About two dozen people gathered near the steps of the Alberta Legislature Saturday afternoon to protest expanding oilsands operations in the province. (CBC)

People braved the snow to rally against oilsands expansion and climate change at the Alberta Legislature Saturday afternoon.

About two dozen people, including Representatives of Greenpeace, the Athabasca Chipewyan First Nation and Keepers of the Athabasca, attended the protest, one of 130 similar demonstrations happening across the country today.

Participants are calling for governments to stop the increased use of pipelines, to slow oilsands production and focus on a greener future.

“People are here today to brave the cold to try to deliver that message both to Premier Redford and to Prime Minister Harper,” said Mike Hudema with Greenpeace.

“We’re seeing more and more extreme weather events around the world. It was only a week ago that we saw record typhoons hit the Philippines, causing immense damage there,” said Hudema, who also mentioned the extreme flooding seen across southern Alberta this summer.

Greenpeace's Mike Hudema said more and more Albertans are getting fed up with the environmental and climate impacts of expanding oilsands operations. (CBC)

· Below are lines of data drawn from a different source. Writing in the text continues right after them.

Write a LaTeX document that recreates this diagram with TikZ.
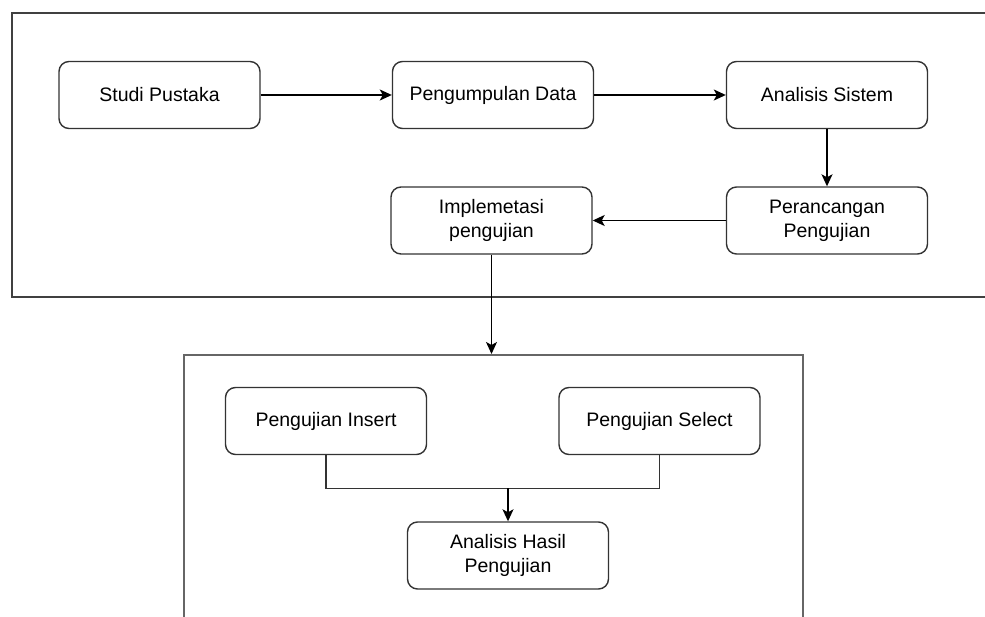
\documentclass[tikz,border=0pt]{standalone}
\usepackage{fontspec}
\setmainfont{Liberation Sans}
\usetikzlibrary{arrows.meta,positioning,calc}
\begin{document}
\begin{tikzpicture}[x=1pt,y=-1pt,
  box/.style={draw=black!80,line width=1.4pt,rounded corners=10pt,fill=white,
    minimum width=201pt,minimum height=67pt,align=center,inner sep=2pt,
    font=\fontsize{19.5}{24}\selectfont},
  frame/.style={draw=black!75,line width=1.8pt,inner sep=0pt},
  arr/.style={draw=black,line width=1.4pt,-{Stealth[length=12pt,width=11pt,inset=3pt]}},
  conn/.style={draw=black!80,line width=1.4pt}]
\useasboundingbox (0,0) rectangle (985,617);
\clip (0,0) rectangle (985,617);
% frames
\node[frame,minimum width=999pt,minimum height=284pt,anchor=north west] (frame1) at (11,12) {};
\node[frame,draw=black!60,minimum width=619pt,minimum height=300pt,anchor=north west] (frame2) at (183,354) {};
% top boxes
\node[box] (studi) at (159.5,95) {Studi Pustaka};
\node[box] (kumpul) at (493,95) {Pengumpulan Data};
\node[box] (anal) at (827,95) {Analisis Sistem};
\node[box] (ranc) at (827,220.5) {Perancangan\\Pengujian};
\node[box] (impl) at (491.5,220.5) {Implemetasi\\pengujian};
% bottom boxes
\node[box] (insert) at (326,421) {Pengujian Insert};
\node[box] (select) at (659.5,421) {Pengujian Select};
\node[box] (hasil) at (508,555.5) {Analisis Hasil\\Pengujian};
% connectors
\draw[arr] (studi) -- (kumpul);
\draw[arr] (kumpul) -- (anal);
\draw[arr] (anal) -- (ranc);
\draw[arr] (ranc) -- (impl);
\draw[arr] (impl.south) -- (impl.south |- frame2.north);
\coordinate (join) at ($(insert.south)+(0,33)$);
\draw[conn] (insert.south) -- (join) -| (select.south);
\draw[arr] (join -| hasil.north) -- (hasil.north);
\end{tikzpicture}
\end{document}
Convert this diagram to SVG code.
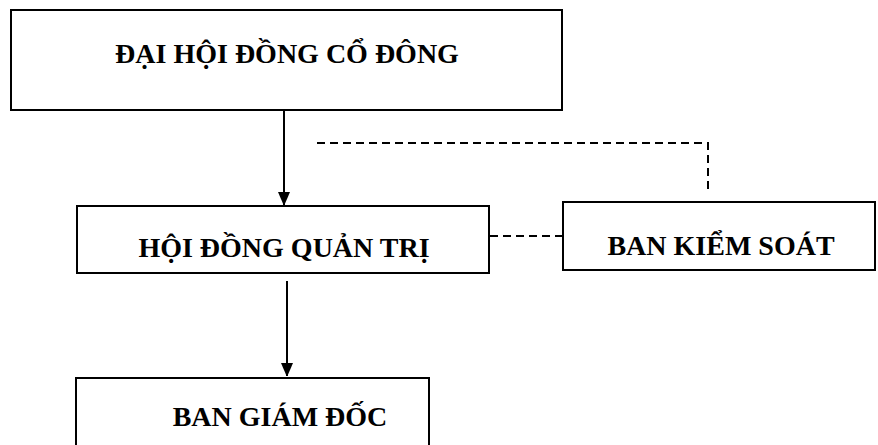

“These events are becoming more and more frequent the longer we delay action on climate change.”

Protesters in Edmonton built a wall of 116 oil barrels across the legislature steps to represent the amount of carbon dioxide Shell’s Jackpine Mine expansion will produce every second if the plan is approved.

Now, Hudema said, those gathered outside the legislature want to see the government take action on emissions an issue he thinks is particularly important in Alberta.

“If you talk about emissions in Canada, you have to talk about the tarsands because they are the fastest growing source of emissions in the country.”

Hudema said he’d like to see the federal government explore green solutions.

“Other countries are taking the lead – it’s time that Canada do the same.”